= Problem details =
Retype, with no alterations, every line between the one containing "Emit a Python" and the one containing "ax = fig.add_axes([0.0826, 0.2233, 0.9031, 0.7071])", counting both of those lines too. Pictures are to be left out.
## begin Dataset content
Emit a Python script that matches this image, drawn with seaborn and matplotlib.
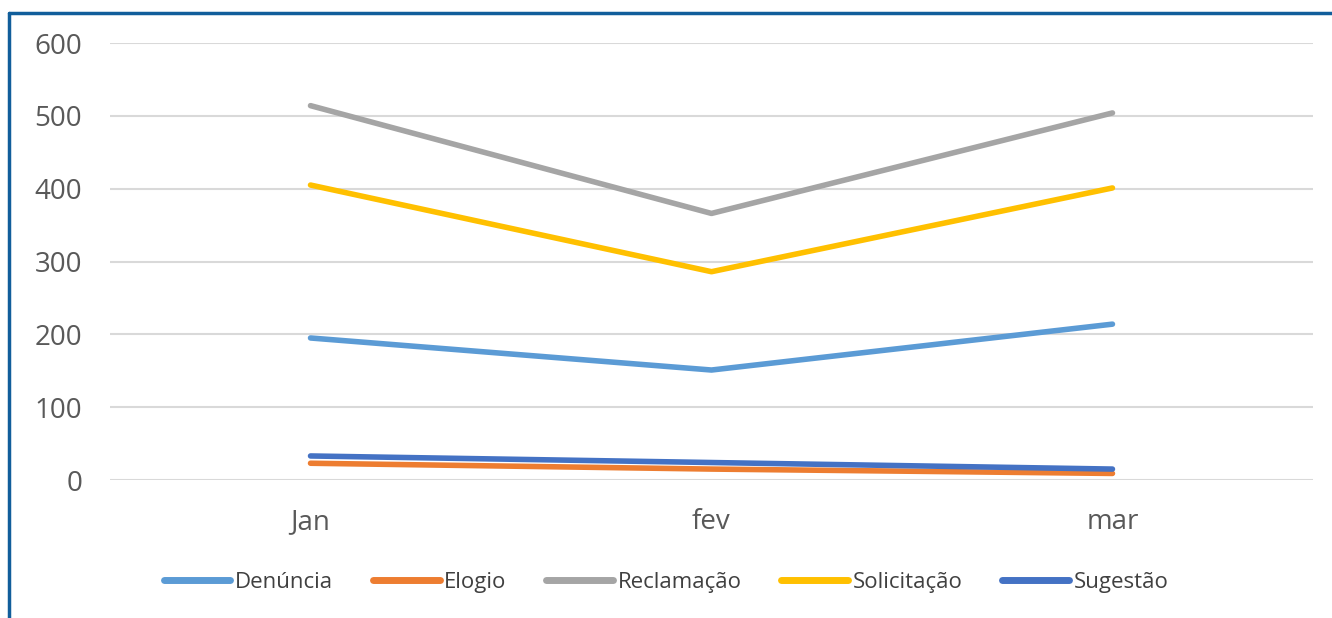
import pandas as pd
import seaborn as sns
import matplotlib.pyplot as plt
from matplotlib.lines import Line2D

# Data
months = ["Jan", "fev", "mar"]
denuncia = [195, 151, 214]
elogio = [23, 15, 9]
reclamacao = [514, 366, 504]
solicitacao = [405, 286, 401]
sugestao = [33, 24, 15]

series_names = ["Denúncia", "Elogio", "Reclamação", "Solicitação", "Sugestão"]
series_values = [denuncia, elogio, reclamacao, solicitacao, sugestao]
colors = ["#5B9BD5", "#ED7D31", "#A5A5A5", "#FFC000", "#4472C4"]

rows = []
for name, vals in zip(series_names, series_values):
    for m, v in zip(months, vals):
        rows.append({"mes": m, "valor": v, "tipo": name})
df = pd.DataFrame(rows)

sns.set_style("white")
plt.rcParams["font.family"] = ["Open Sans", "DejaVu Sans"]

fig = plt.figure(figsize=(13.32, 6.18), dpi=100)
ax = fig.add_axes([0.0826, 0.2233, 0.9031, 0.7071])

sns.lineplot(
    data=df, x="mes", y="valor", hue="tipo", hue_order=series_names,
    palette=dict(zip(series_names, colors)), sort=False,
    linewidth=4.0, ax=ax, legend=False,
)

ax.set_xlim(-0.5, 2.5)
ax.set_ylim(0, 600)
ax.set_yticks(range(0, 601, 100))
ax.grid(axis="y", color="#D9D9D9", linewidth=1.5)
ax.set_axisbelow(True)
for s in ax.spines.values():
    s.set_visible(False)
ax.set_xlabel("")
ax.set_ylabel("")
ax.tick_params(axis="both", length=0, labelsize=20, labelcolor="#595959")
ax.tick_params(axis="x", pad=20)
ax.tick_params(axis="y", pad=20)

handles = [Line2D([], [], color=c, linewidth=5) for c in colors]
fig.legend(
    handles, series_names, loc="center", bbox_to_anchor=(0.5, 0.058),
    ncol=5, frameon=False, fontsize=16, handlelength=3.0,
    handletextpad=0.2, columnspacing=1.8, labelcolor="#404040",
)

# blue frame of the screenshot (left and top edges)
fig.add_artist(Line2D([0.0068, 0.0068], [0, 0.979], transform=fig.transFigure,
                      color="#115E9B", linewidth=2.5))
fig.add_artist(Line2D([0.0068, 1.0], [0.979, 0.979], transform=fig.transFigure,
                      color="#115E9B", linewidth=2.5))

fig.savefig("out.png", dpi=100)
## end Dataset content
## begin Dataset content
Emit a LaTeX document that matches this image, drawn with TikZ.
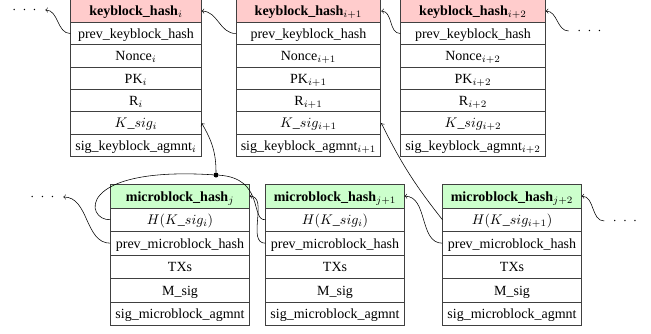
## end Dataset content
= Task result =
Emit a Python script that matches this image, drawn with seaborn and matplotlib.
import pandas as pd
import seaborn as sns
import matplotlib.pyplot as plt
from matplotlib.lines import Line2D

# Data
months = ["Jan", "fev", "mar"]
denuncia = [195, 151, 214]
elogio = [23, 15, 9]
reclamacao = [514, 366, 504]
solicitacao = [405, 286, 401]
sugestao = [33, 24, 15]

series_names = ["Denúncia", "Elogio", "Reclamação", "Solicitação", "Sugestão"]
series_values = [denuncia, elogio, reclamacao, solicitacao, sugestao]
colors = ["#5B9BD5", "#ED7D31", "#A5A5A5", "#FFC000", "#4472C4"]

rows = []
for name, vals in zip(series_names, series_values):
    for m, v in zip(months, vals):
        rows.append({"mes": m, "valor": v, "tipo": name})
df = pd.DataFrame(rows)

sns.set_style("white")
plt.rcParams["font.family"] = ["Open Sans", "DejaVu Sans"]

fig = plt.figure(figsize=(13.32, 6.18), dpi=100)
ax = fig.add_axes([0.0826, 0.2233, 0.9031, 0.7071])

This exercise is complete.